Eibar entered La Liga with the aim of survival but merely being able to welcome Real Madrid and Barcelona to the 5,000 capacity Ipurua stadium was an achievement. Even given the dramatic recent months, no one saw them being placed in 7th position at the winter break but that was exactly the case. They had exceeded every pundit’s expectations, their attack of Dani Garcia, Javi Lara and Arruabarrena compensated for their more susceptible defence. Yet, Eibar struggled after Christmas – losing 15 out of 21 games led them to 18th position with one match of the season to play. They faced already relegated Cordoba at Ipurua on the final day but it was out of their hands as a point for Deportivo La Coruna would guarantee their survival and relegate Eibar after a single top flight season. Eibar won comfortably 3-0 but an unlikely last minute Deportivo equaliser at the Camp Nou signalled the end of the road for Eibar even though they finished the season with the same number of points and a better goal difference than the two teams above them.
Yet on the first matchday of the 2015/16 season, Eibar walked onto the pitch at Nuevos Los Carmenes to play Granada…. in La Liga. Once again, Eibar had experienced a dramatic summer and been reinstated in the top division with Elche moving in the opposite direction due to their financial issues with the tax authorities. A financial matter had almost cost them their place in La Liga initially, now another had presented them with at least one extra season of top-flight football.
Eibar have now settled as an established La Liga club; Mendilibar replaced Garitano as the coach, returning for a second spell in charge, and improved the defensive frailties that had cost them previously.

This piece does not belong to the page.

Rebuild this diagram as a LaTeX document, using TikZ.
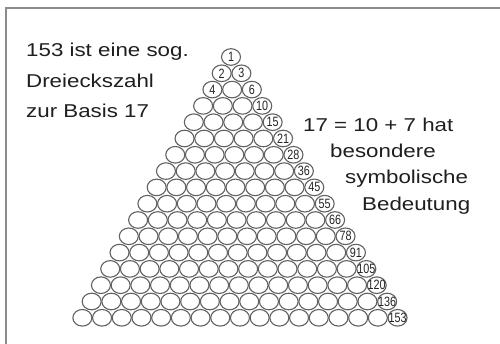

The Ipurua stadium has been improved and expanded from a capacity of 5,000 to 7,000. The quality and depth of squad have increased each season, with fewer players loaned and more bought, exemplified by table finishes of 14th and 10th respectively. Flirtations with qualification for the Europa League and taking points off Real Madrid and Atletico have made lifelong armeros pinch themselves. Having been to Eibar during their recent successes, the positive impact that the club has had on the town itself and the area is apparent.
Eibar are still the tiny club from Gipuzkoa but their character has parallels with the town itself, experiencing great successes and deep disappointments but always showing resilience and fight. As Aranzabal said in 2015, “SD Eibar is a football club, but above all, it is an expression of the identity of the town”. They have certainly exceeded expectations in La Liga but, then again, their journey has been a case of expecting the unexpected.